0.000011 seconds (3 allocations: 288 bytes)
  1.361310 seconds (1.39 M allocations: 74.524 MiB, 1.66% gc time, 99.90% compilation time)
(res, grad) = (14.168254994540455, 17.787911265679224)
  1.450008 seconds (1.48 M allocations: 79.829 MiB, 1.55% gc time, 99.78% compilation time)
  0.000005 seconds (3 allocations: 288 bytes)
ERROR: LoadError: MethodError: no method matching *(::Matrix{Float64}, ::Tuple{Matrix{Float64}, Matrix{Float64}})
Closest candidates are:
  *(::Any, ::Any, ::Any, ::Any...) at E:\AppData\Julia-1.7.3\share\julia\base\operators.jl:655
  *(::StridedMatrix{T}, ::StridedVector{S}) where {T<:Union{Float32, Float64, ComplexF32, ComplexF64}, S<:Real} at E:\AppData\Julia-1.7.3\share\julia\stdlib\v1.7\LinearAlgebra\src\matmul.jl:44
  *(::StridedMatrix{var"#s861"} where var"#s861"<:Union{Float32, Float64}, ::StridedMatrix{var"#s860"} where var"#s860"<:Union{Float32, Float64, ComplexF32, ComplexF64}) at E:\AppData\Julia-1.7.3\share\julia\stdlib\v1.7\LinearAlgebra\src\matmul.jl:158
  [1] _broadcast_getindex_evalf
    @ .\broadcast.jl:670 [inlined]
  [2] _broadcast_getindex
    @ .\broadcast.jl:643 [inlined]
  [3] (::Base.Broadcast.var"#29#30"{Base.Broadcast.Broadcasted{Base.Broadcast.Style{Tuple}, Nothing, typeof(*), Tuple{Tuple{Matrix{Float64}, Matrix{Float64}}, Tuple{Tuple{Matrix{Float64}, Matrix{Float64}}, Tuple{Matrix{Float64}, Matrix{Float64}}}}}})(k::Int64)        
    @ Base.Broadcast .\broadcast.jl:1075
  [4] ntuple
    @ .\ntuple.jl:49 [inlined]
  [5] copy
    @ .\broadcast.jl:1075 [inlined]
  [6] materialize
    @ .\broadcast.jl:860 [inlined]

How do I call Zygote: @adJoint to achieve the result I want?

I don’t know if my problem is clearly described.

It’s deceptive, but this is not actually doing the same thing as:

c̄ .* (Grad_of_Mat(x,t),(zeros(2,2),zeros(2,2)))

At the same time, I would recommend you use ChainRulesCore.rrule instead of Zygote.@adjoint for this.

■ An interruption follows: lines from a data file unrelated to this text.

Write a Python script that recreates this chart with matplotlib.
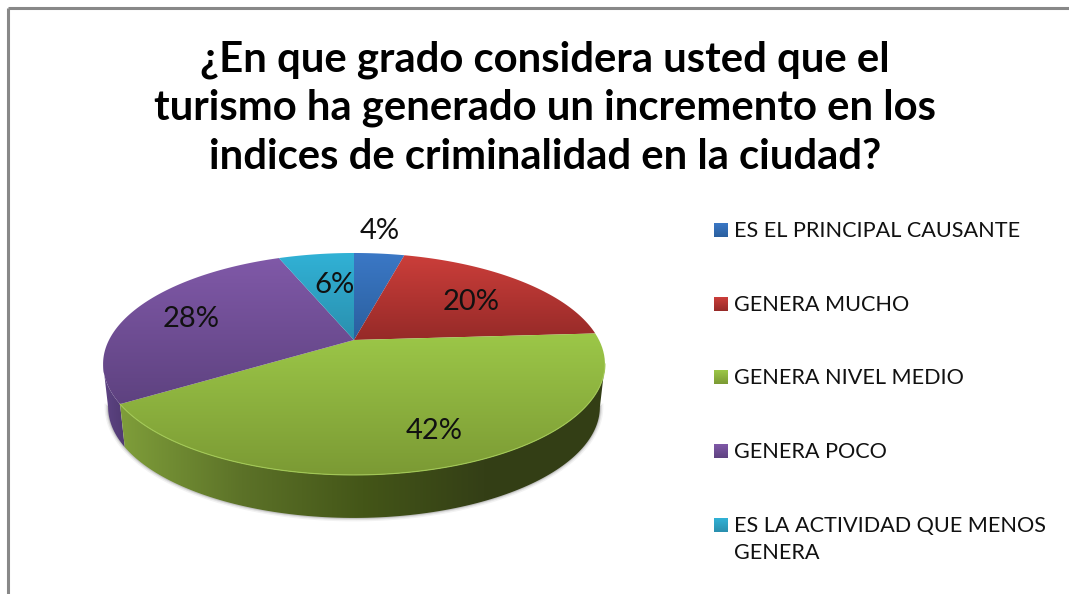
import numpy as np
import matplotlib
matplotlib.use("Agg")
import matplotlib.pyplot as plt
from matplotlib.patches import Polygon

plt.rcParams["font.family"] = ["Lato", "DejaVu Sans"]

title_lines = ["¿En que grado considera usted que el",
               "turismo ha generado un incremento en los",
               "indices de criminalidad en la ciudad?"]
categories = ["ES EL PRINCIPAL CAUSANTE", "GENERA MUCHO", "GENERA NIVEL MEDIO",
              "GENERA POCO", "ES LA ACTIVIDAD QUE MENOS\nGENERA"]
values = [4, 20, 42, 28, 6]

top_colors = ["#3b78c6", "#cb3e3a", "#9cc748", "#8059a8", "#31b2d6"]
bottom_colors = ["#2a5f9e", "#962a28", "#7b9a34", "#5e4280", "#2a8fae"]
label_xy = [(380, 231), (471, 302), (434, 431), (191, 319), (334, 285)]
legend_y = [230, 304, 377, 451, 525]

# pie is a tilted circle, squashed with a perspective factor so the
# centre sits above the middle of the ellipse
CX, CY = 354, 340
PERSP = 0.216
KX, KY = 245, 105.8
DEPTH = 43


def project(t):
    x, y = np.cos(t), np.sin(t)
    d = 1 + PERSP * y
    return CX + KX * x / d, CY - KY * y / d


def lower(px, py):
    return CX + (px - CX) * 0.98, py + DEPTH


def gradient_fill(ax, pts, colors, horizontal=False, zorder=2):
    pts = np.array(pts)
    poly = Polygon(pts, closed=True, facecolor="none", edgecolor="none")
    ax.add_patch(poly)
    cmap = matplotlib.colors.LinearSegmentedColormap.from_list("g", colors)
    g = np.linspace(0, 1, 256)
    g = g.reshape(1, -1) if horizontal else g.reshape(-1, 1)
    x0, x1, y0, y1 = pts[:, 0].min(), pts[:, 0].max(), pts[:, 1].min(), pts[:, 1].max()
    im = ax.imshow(g, cmap=cmap, extent=(x0, x1, y1, y0), aspect="auto", zorder=zorder, interpolation="bilinear")
    im.set_clip_path(poly)


fig = plt.figure(figsize=(10.69, 5.94), dpi=100)
ax = fig.add_axes([0, 0, 1, 1])

fracs = np.cumsum([0] + values) / sum(values)
angles = np.pi / 2 - 2 * np.pi * fracs

t_ext = np.arcsin(PERSP)
# side wall, only the front part can be seen
t_left, t_right = np.pi + t_ext - 2 * np.pi, -t_ext
t_gp = angles[3]

ts = np.linspace(t_left, t_gp, 40)
px, py = project(ts)
lx, ly = lower(px, py)
purple_side = np.r_[np.c_[px, py], np.c_[lx, ly][::-1]]
gradient_fill(ax, purple_side, ["#5e4484", "#503a72"], horizontal=True)

ts = np.linspace(t_gp, t_right, 120)
px, py = project(ts)
lx, ly = lower(px, py)
green_side = np.r_[np.c_[px, py], np.c_[lx, ly][::-1]]
gradient_fill(ax, green_side, ["#7f9e3a", "#5c7228", "#445618", "#343f16", "#333e15"], horizontal=True)

# soft shadow under the wall
for w, a in [(5, 0.05), (3, 0.08), (1.5, 0.12)]:
    ts = np.linspace(t_left, t_right, 160)
    px, py = project(ts)
    lx, ly = lower(px, py)
    ax.plot(lx, ly, color="black", lw=w, alpha=a, zorder=1)

# top face
for i in range(len(values)):
    ts = np.linspace(angles[i], angles[i + 1], 80)
    px, py = project(ts)
    pts = np.r_[[[CX, CY]], np.c_[px, py]]
    gradient_fill(ax, pts, [top_colors[i], bottom_colors[i]], zorder=3)

ts = np.linspace(t_gp, t_right, 120)
px, py = project(ts)
ax.plot(px, py, color="#a2c855", lw=0.8, zorder=4)

for v, (x, y) in zip(values, label_xy):
    ax.text(x, y, f"{v}%", fontsize=21, color="#111111", ha="center", va="center", zorder=5)

for line, y in zip(title_lines, [60, 108, 157]):
    ax.text(545, y, line, fontsize=30.2, fontweight="bold", color="black", ha="center", va="center")

# legend drawn by hand, the marker stays on the first line of a wrapped label
for name, y, c0, c1 in zip(categories, legend_y, top_colors, bottom_colors):
    square = [(714, y - 7), (728, y - 7), (728, y + 7), (714, y + 7)]
    gradient_fill(ax, square, [c0, c1], zorder=3)
    ax.text(734, y - 9, name, fontsize=15.6, color="#111111", ha="left", va="top", linespacing=1.45)

ax.plot([8, 8], [594, 8], color="#888888", lw=2.2, zorder=6, solid_capstyle="butt")
ax.plot([8, 1069], [8, 8], color="#888888", lw=2.2, zorder=6, solid_capstyle="butt")

ax.set_xlim(0, 1069)
ax.set_ylim(594, 0)
ax.axis("off")
fig.savefig("out.png", dpi=100)
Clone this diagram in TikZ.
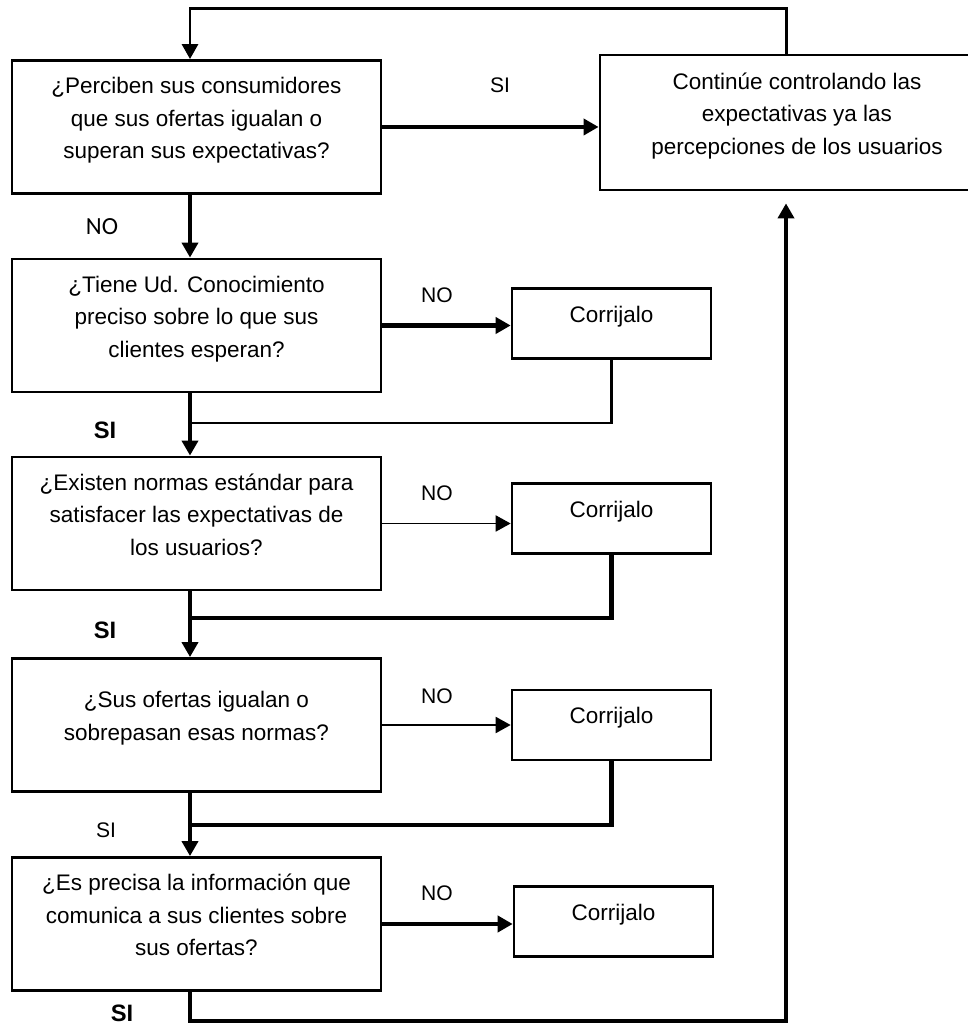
\documentclass[tikz,border=0pt]{standalone}
\usepackage{fontspec}
\setmainfont{Liberation Sans}
\newfontfamily\calibrifont{Carlito}
\usetikzlibrary{arrows.meta}
\colorlet{ink}{black}
\tikzset{
  arrow/.style={-{Triangle[length=3mm,width=3.2mm]}, draw=ink, line width=2.4pt},
  thinarrow/.style={arrow, line width=1.1pt},
  line/.style={draw=ink, line width=2.4pt},
  question/.style={
    rectangle,
    draw=ink,
    line width=1.6pt,
    minimum width=7.38cm,
    minimum height=2.66cm,
    text depth=0.36cm,
    align=center,
    font=\fontsize{12.8}{18.5}\selectfont
  },
  fixbox/.style={
    rectangle,
    draw=ink,
    line width=1.5pt,
    minimum width=3.98cm,
    minimum height=1.4cm,
    text depth=0.37cm,
    align=center,
    font=\fontsize{12.8}{18.5}\selectfont
  },
  answer/.style={inner sep=0pt, font=\fontsize{12}{14}\selectfont},
  boldanswer/.style={inner sep=0pt, font=\fontsize{13.5}{15}\selectfont\bfseries}
}

\begin{document}
\begin{tikzpicture}[x=1cm,y=1cm]
  \useasboundingbox (0,0) rectangle (19.34,20.5);

  \node[question] (q1) at (3.93,17.96) {¿Perciben sus consumidores\\que sus ofertas igualan o\\superan sus expectativas?};
  \node[question] (q2) at (3.93,13.99) {¿Tiene Ud. Conocimiento\\preciso sobre lo que sus\\clientes esperan?};
  \node[question] (q3) at (3.93,10.03) {¿Existen normas estándar para\\satisfacer las expectativas de\\los usuarios?};
  \node[question] (q4) at (3.93,6.0) {¿Sus ofertas igualan o\\sobrepasan esas normas?};
  \node[question] (q5) at (3.93,2.02) {¿Es precisa la información que\\comunica a sus clientes sobre\\sus ofertas?};
  \node[question, minimum width=7.88cm, minimum height=2.7cm] (cont) at (15.94,18.05) {Continúe controlando las\\expectativas ya las\\percepciones de los usuarios};

  \node[fixbox] (fix2) at (12.23,14.03) {Corrijalo};
  \node[fixbox] (fix3) at (12.23,10.13) {Corrijalo};
  \node[fixbox] (fix4) at (12.23,6.0) {Corrijalo};
  \node[fixbox] (fix5) at (12.27,2.07) {Corrijalo};

  \coordinate (spine) at (3.8,20.32);
  \coordinate (riser) at (15.72,0.08);
  \coordinate (m2) at (3.8,12.04);
  \coordinate (m3) at (3.8,8.14);
  \coordinate (m4) at (3.8,4.0);

  \draw[arrow, line width=1.7pt] (cont.north -| riser) |- (spine) -- (q1.north -| spine);
  \draw[arrow] (q1.east) -- (q1.east -| cont.west);
  \draw[arrow] (q1.south -| spine) -- (q2.north -| spine);
  \draw[arrow] (q2.south -| spine) -- (q3.north -| spine);
  \draw[arrow] (q3.south -| spine) -- (q4.north -| spine);
  \draw[arrow] (q4.south -| spine) -- (q5.north -| spine);
  \draw[arrow, shorten >=0.24cm] (q5.south -| spine) |- (riser) -- (cont.south -| riser);

  \draw[arrow] (q2.east) -- (q2.east -| fix2.west);
  \draw[thinarrow] (q3.east) -- (q3.east -| fix3.west);
  \draw[thinarrow] (q4.east) -- (q4.east -| fix4.west);
  \draw[arrow] (q5.east) -- (q5.east -| fix5.west);

  \draw[line, line width=1.4pt] (fix2.south) |- (m2);
  \draw[line] (fix3.south) |- (m3);
  \draw[line] (fix4.south) |- (m4);

  \node[answer] (si1) at (10.0,18.8) {SI};
  \node[inner sep=0pt, font=\calibrifont\fontsize{14}{16}\selectfont] (no1) at (2.04,15.96) {NO};
  \node[answer] (no2) at (8.74,14.6) {NO};
  \node[answer] (no3) at (8.74,10.64) {NO};
  \node[answer] (no4) at (8.74,6.58) {NO};
  \node[answer] (no5) at (8.74,2.64) {NO};
  \node[boldanswer] (si2) at (2.1,11.9) {SI};
  \node[boldanswer] (si3) at (2.1,7.9) {SI};
  \node[answer] (si4) at (2.12,3.9) {SI};
  \node[boldanswer] (si5) at (2.44,0.24) {SI};
\end{tikzpicture}
\end{document}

Converting ZygoteRules.@adjoint to rrules · ChainRules has a migration guide for converting between the two. The reason is that we plan on deprecating @adjoint in the near future and asking users to move to ChainRules. Bonus, your rule will work with other ChainRules-compatible ADs!